Today I was working on the students who in college was struggling with being able to read a project spec or a project problem set and knowing where to go and tackle the problem. So what I coach them on doing is rather than focusing on the larger problem sets, try to break down the problem to more concrete examples.
In this particular assignment, his task is to read a binary file which has integers stored in “big-endian” format and print out the numbers in hexadecimal and decimal and break down the bytes of the integer in the 4 bytes and printing those out either as printable characters or as the actual number in hexadecimal
As a tutor, my value add is to be able to tailor a lesson specific to where to student is at. Not too easy and especially not too hard.
He seem to be understand some of the basics of numbers, hexadecimal, C syntax.
I started to just have him hardcode a number based on the example from the assignment. Then asked him to use printf(“0x8X”, num); to print the number in hex and printf(“0x8u”, num) to print the number in decimal.
Then had him create another unsigned in to represent byte1 and hardcoded it and printing it. Then byte2, hard coding it. He was comfortable here.
I asked him to print out byte1 as if isprintable() and print out the decimal value if not.
While this all hardcoded, I told him it will build up to something more later.
Next is to read all the integer from the file, using a while loop and fread();
Once the read loop works, he can replace the hardcoded num with what is being read from the file in the loop.
He can see how the solution is built from bottoms up.
Next up, to extract the 4 bytes from the integer. I asked him if they learned bitwise operators. He immediately understood that the ‘&’ operator should be used, but wasn’t sure whether to use 0xF or 0xFF. I asked him about number of bits in 0xF, he was really sure. Instead of pushing him to think hard about the number of bits, I did relent and asked him given an example integer, 0xA3, which mask we should use, by really just visually looking at it.
He as a little confused about using shift right or left. So I had him write down the number in a concrete format.

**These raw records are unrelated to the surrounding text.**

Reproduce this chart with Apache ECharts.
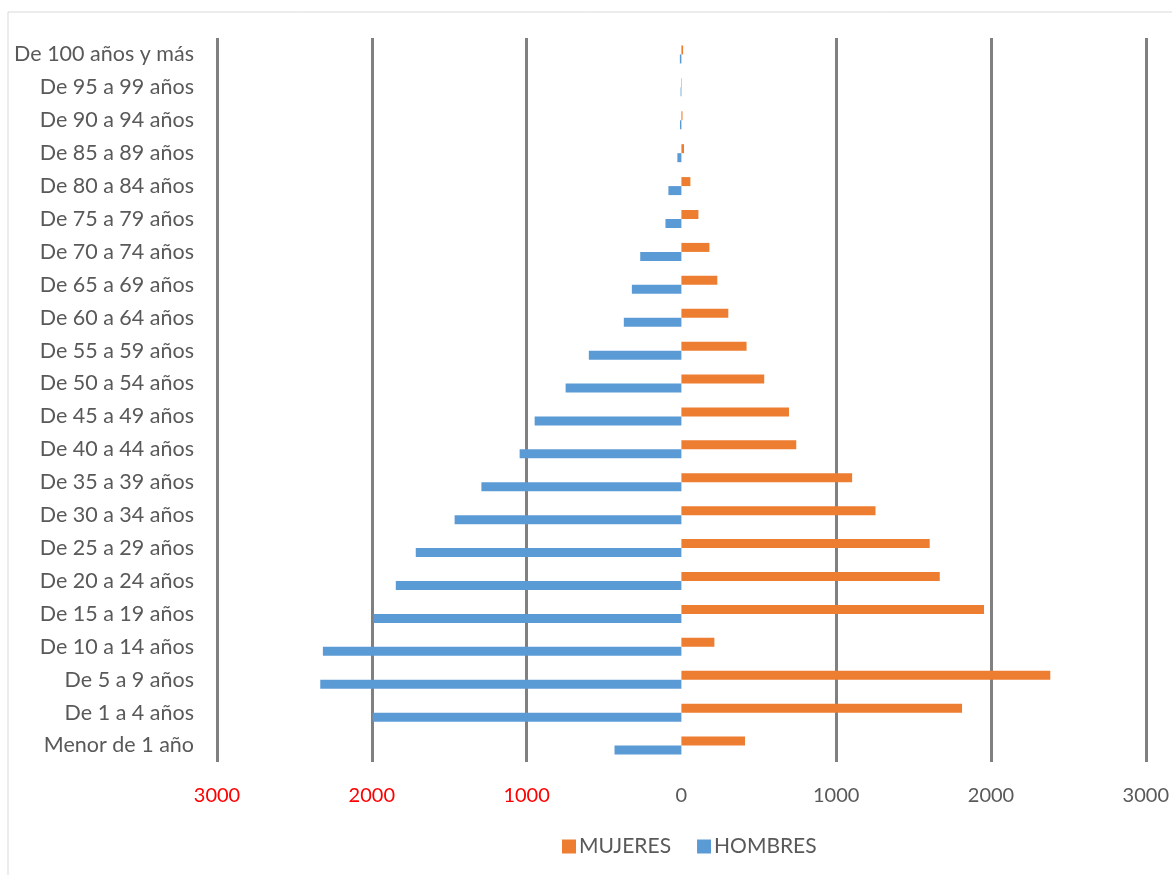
<!DOCTYPE html>
<html><head><meta charset="utf-8">
<script src="https://cdn.jsdelivr.net/npm/echarts@6/dist/echarts.min.js"></script>
<style>html,body{margin:0;padding:0;background:#fff}#c{width:1172px;height:875px}</style>
</head><body><div id="c"></div>
<script>
const ageGroups = ["Menor de 1 año","De 1 a 4 años","De 5 a 9 años","De 10 a 14 años","De 15 a 19 años","De 20 a 24 años","De 25 a 29 años","De 30 a 34 años","De 35 a 39 años","De 40 a 44 años","De 45 a 49 años","De 50 a 54 años","De 55 a 59 años","De 60 a 64 años","De 65 a 69 años","De 70 a 74 años","De 75 a 79 años","De 80 a 84 años","De 85 a 89 años","De 90 a 94 años","De 95 a 99 años","De 100 años y más"];
const mujeres = [411,1813,2383,213,1955,1669,1604,1254,1103,742,695,535,421,303,232,181,110,58,17,7,3,11];
const hombres = [432,1994,2333,2316,1989,1845,1716,1465,1292,1045,948,748,598,372,320,266,103,84,26,9,5,10];
const xTicks = [-3000,-2000,-1000,0,1000,2000,3000];
</script>
<script>
const chart = echarts.init(document.getElementById('c'));
const font = 'Lato, "Open Sans", sans-serif';
chart.setOption({
  animation:false,
  graphic:[{type:'rect',shape:{x:8,y:12,width:1180,height:880},style:{fill:'none',stroke:'#d9d9d9',lineWidth:1}}],
  grid:{left:217,right:25,top:38,bottom:113},
  legend:{data:['MUJERES','HOMBRES'],top:831,left:557,itemWidth:14,itemHeight:14,itemGap:26,icon:'rect',
    textStyle:{color:'#595959',fontSize:21,fontFamily:font,padding:[0,0,0,-2]}},
  xAxis:{type:'value',min:xTicks[0],max:xTicks[xTicks.length-1],interval:1000,
    axisLine:{show:false},axisTick:{show:false},
    axisLabel:{margin:24,fontSize:20,fontFamily:font,formatter:v=>String(Math.abs(v)),
      color:v=>(Number(v)<0?'#ff0000':'#595959')},
    splitLine:{show:true,lineStyle:{color:['#808080','#808080','#808080','rgba(0,0,0,0)','#808080','#808080','#808080'],width:3}}},
  yAxis:{type:'category',data:ageGroups,axisLine:{show:false},axisTick:{show:false},
    axisLabel:{margin:23,fontSize:21.5,fontFamily:font,color:'#595959'}},
  series:[
    {name:'MUJERES',type:'bar',data:mujeres,barWidth:9,barGap:'0%',itemStyle:{color:'#ed7d31'}},
    {name:'HOMBRES',type:'bar',data:hombres.map(v=>-v),barWidth:9,barGap:'0%',itemStyle:{color:'#5b9bd5'}}
  ]
});
</script>
</body></html>
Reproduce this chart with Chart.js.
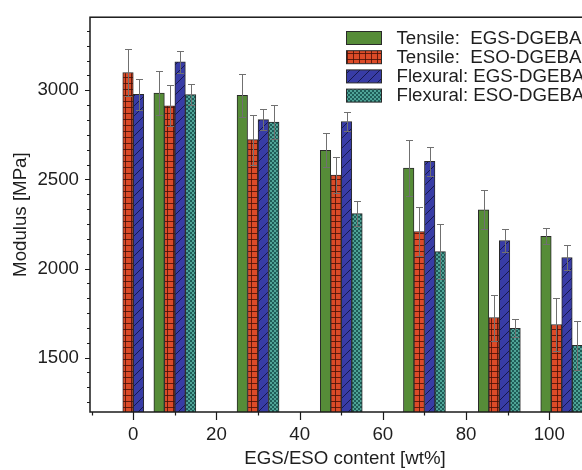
<!DOCTYPE html>
<html>
<head>
<meta charset="utf-8">
<script src="https://cdn.jsdelivr.net/npm/chart.js@4"></script>
<style>
  html, body { margin: 0; padding: 0; background: #fff; overflow: hidden; }
  #wrap { position: relative; width: 620px; height: 470px; }
</style>
</head>
<body>
<div id="wrap"><canvas id="modChart" width="620" height="470"></canvas></div>
<script>
  // ---- DATA ----
  const content = [0, 10, 30, 50, 70, 88, 103];          // group positions, wt%
  const tensileEGS    = [null, 2985, 2972, 2663, 2564, 2330, 2181];
  const tensileEGSErr = [null, 123, 120, 95, 155, 110, 45];
  const tensileESO    = [3100, 2913, 2723, 2524, 2207, 1725, 1686];
  const tensileESOErr = [130, 115, 141, 100, 138, 129, 149];
  const flexEGS       = [2978, 3160, 2835, 2825, 2602, 2157, 2062];
  const flexEGSErr    = [86, 61, 59, 52, 82, 67, 70];
  const flexESO       = [null, 2976, 2821, 2308, 2095, 1664, 1569];
  const flexESOErr    = [null, 60, 97, 70, 155, 50, 136];

  const xTickLabels = [0, 20, 40, 60, 80, 100];
  const yTickLabels = [1500, 2000, 2500, 3000];

  const FONT = '"Liberation Sans", Arial, Helvetica, sans-serif';
  const FSIZE = 18.7;
  const TXT = '#1e1e1e';

  const canvas = document.getElementById('modChart');
  const ctx = canvas.getContext('2d');

  // ---- fill patterns ----
  function makePattern(w, h, draw) {
    const c = document.createElement('canvas');
    c.width = w; c.height = h;
    draw(c.getContext('2d'), w, h);
    return ctx.createPattern(c, 'repeat');
  }
  const greenFill = '#568c38';
  const redFill = makePattern(6, 6, (g) => {
    g.fillStyle = '#dc4b28'; g.fillRect(0, 0, 6, 6);
    g.fillStyle = 'rgba(70,15,5,0.8)';
    g.fillRect(0, 5, 6, 1); g.fillRect(5, 0, 1, 6);
  });
  const blueFill = makePattern(10, 10, (g) => {
    g.fillStyle = '#383ca6'; g.fillRect(0, 0, 10, 10);
    g.strokeStyle = '#16184c'; g.lineWidth = 1;
    g.beginPath();
    g.moveTo(-1, 11); g.lineTo(11, -1);
    g.moveTo(-6, 6); g.lineTo(6, -6);
    g.moveTo(4, 16); g.lineTo(16, 4);
    g.stroke();
  });
  const tealFill = makePattern(4, 4, (g) => {
    g.fillStyle = '#1f5d58'; g.fillRect(0, 0, 4, 4);
    g.fillStyle = '#4fa497';
    g.fillRect(0, 0, 2, 2); g.fillRect(2, 2, 2, 2);
  });

  function pts(vals) { return content.map((c, i) => ({ x: c, y: vals[i] })); }

  // ---- plugins ----
  const errorBars = {
    id: 'errorBars',
    afterDatasetsDraw(chart) {
      const c = chart.ctx, ys = chart.scales.y;
      c.save();
      c.strokeStyle = '#707070';
      c.lineWidth = 1;
      chart.data.datasets.forEach((ds, i) => {
        chart.getDatasetMeta(i).data.forEach((bar, j) => {
          const v = ds.data[j].y, e = ds.errors[j];
          if (v == null || e == null) return;
          const x = Math.round(bar.x) + 0.5;
          const top = Math.round(ys.getPixelForValue(v + e)) + 0.5;
          const bot = Math.round(ys.getPixelForValue(v - e)) + 0.5;
          c.beginPath();
          c.moveTo(x, top); c.lineTo(x, bot);
          c.moveTo(x - 3.5, top); c.lineTo(x + 3.5, top);
          c.moveTo(x - 3.5, bot); c.lineTo(x + 3.5, bot);
          c.stroke();
        });
      });
      c.restore();
    }
  };

  const frame = {
    id: 'frame',
    afterDraw(chart) {
      const { ctx: c, chartArea: a, scales: { x, y } } = chart;
      c.save();
      c.strokeStyle = '#1a1a1a';
      c.lineWidth = 1.5;
      c.strokeRect(a.left, a.top, a.right - a.left, a.bottom - a.top);
      c.lineWidth = 1.2;
      c.beginPath();
      x.ticks.forEach(t => {
        const px = Math.round(x.getPixelForValue(t.value)) + 0.5;
        const len = xTickLabels.includes(t.value) ? 8 : 3.5;
        c.moveTo(px, a.bottom); c.lineTo(px, a.bottom + len);
      });
      y.ticks.forEach(t => {
        const py = Math.round(y.getPixelForValue(t.value)) + 0.5;
        const len = yTickLabels.includes(t.value) ? 5 : 3;
        c.moveTo(a.left, py); c.lineTo(a.left - len, py);
      });
      c.stroke();
      c.restore();
    }
  };

  const legendBox = {
    id: 'legendBox',
    afterDraw(chart) {
      const c = chart.ctx;
      c.save();
      c.font = FSIZE + 'px ' + FONT;
      c.textBaseline = 'middle';
      chart.data.datasets.forEach((ds, i) => {
        const top = 31.5 + i * 19.2;
        c.fillStyle = ds.backgroundColor;
        c.fillRect(346.5, top, 35, 13);
        c.strokeStyle = '#2a2a2a'; c.lineWidth = 1;
        c.strokeRect(346.5, top, 35, 13);
        c.fillStyle = TXT;
        c.fillText(ds.label, 396.5, top + 7);
      });
      c.restore();
    }
  };

  // ---- CHART ----
  new Chart(ctx, {
    type: 'bar',
    data: {
      datasets: [
        { label: 'Tensile:  EGS-DGEBA', data: pts(tensileEGS), errors: tensileEGSErr, backgroundColor: greenFill },
        { label: 'Tensile:  ESO-DGEBA', data: pts(tensileESO), errors: tensileESOErr, backgroundColor: redFill },
        { label: 'Flexural: EGS-DGEBA', data: pts(flexEGS), errors: flexEGSErr, backgroundColor: blueFill },
        { label: 'Flexural: ESO-DGEBA', data: pts(flexESO), errors: flexESOErr, backgroundColor: tealFill }
      ]
    },
    options: {
      responsive: false,
      animation: false,
      datasets: { bar: { barThickness: 10.5, skipNull: true, borderColor: '#2a2a2a', borderWidth: 1, borderSkipped: 'start' } },
      layout: { padding: { top: 15, right: 20, left: 0, bottom: 0 } },
      plugins: { legend: { display: false }, tooltip: { enabled: false } },
      scales: {
        x: {
          type: 'linear', min: -10.4, max: 112.2, offset: false,
          afterBuildTicks: s => {
            const t = [];
            for (let v = -10; v <= 110; v += 10) t.push({ value: v });
            s.ticks = t;
          },
          ticks: { autoSkip: false, maxRotation: 0, padding: 4, color: TXT, font: { family: FONT, size: FSIZE },
                   callback: v => xTickLabels.includes(v) ? String(v) : '' },
          grid: { display: true, offset: false, drawOnChartArea: false, tickLength: 8, tickColor: 'transparent' },
          border: { display: false },
          title: { display: true, text: 'EGS/ESO content [wt%]', color: TXT, font: { family: FONT, size: FSIZE }, padding: { top: 0, bottom: 0 } },
          afterFit: s => { s.height = 58; }
        },
        y: {
          min: 1195, max: 3410,
          afterBuildTicks: s => {
            const t = [];
            for (let k = -3; k <= 22; k++) t.push({ value: 1500 + (k * 500) / 6 });
            s.ticks = t.filter(o => o.value >= s.min && o.value <= s.max);
          },
          ticks: { autoSkip: false, padding: 6, color: TXT, font: { family: FONT, size: FSIZE },
                   callback: v => yTickLabels.includes(v) ? String(v) : '' },
          grid: { display: true, drawOnChartArea: false, tickLength: 5, tickColor: 'transparent' },
          border: { display: false },
          title: { display: true, text: 'Modulus [MPa]', color: TXT, font: { family: FONT, size: FSIZE }, padding: { top: 10, bottom: 0 } },
          afterFit: s => { s.width = 90; }
        }
      }
    },
    plugins: [errorBars, frame, legendBox]
  });
</script>
</body>
</html>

0x34 A2 BB F1 and asked him to visually moving these number like a ticker tape to the right. Which became 0x00 34 A2 BB, one more time to be come 0x00 00 34 A2.. etc. He immediately figure the following
byte1 = num & 0xff;
byte2 = (num >> 8) & 0xff;
byte3 = (num >> 16) & 0xff;
byte4 = (num >> 24) & 0xff;
Today, as a tutor, I hope to have gotten better at helping a student understand how to come up with a solution to a complex problem by using concrete examples instead of thinking of the abstract.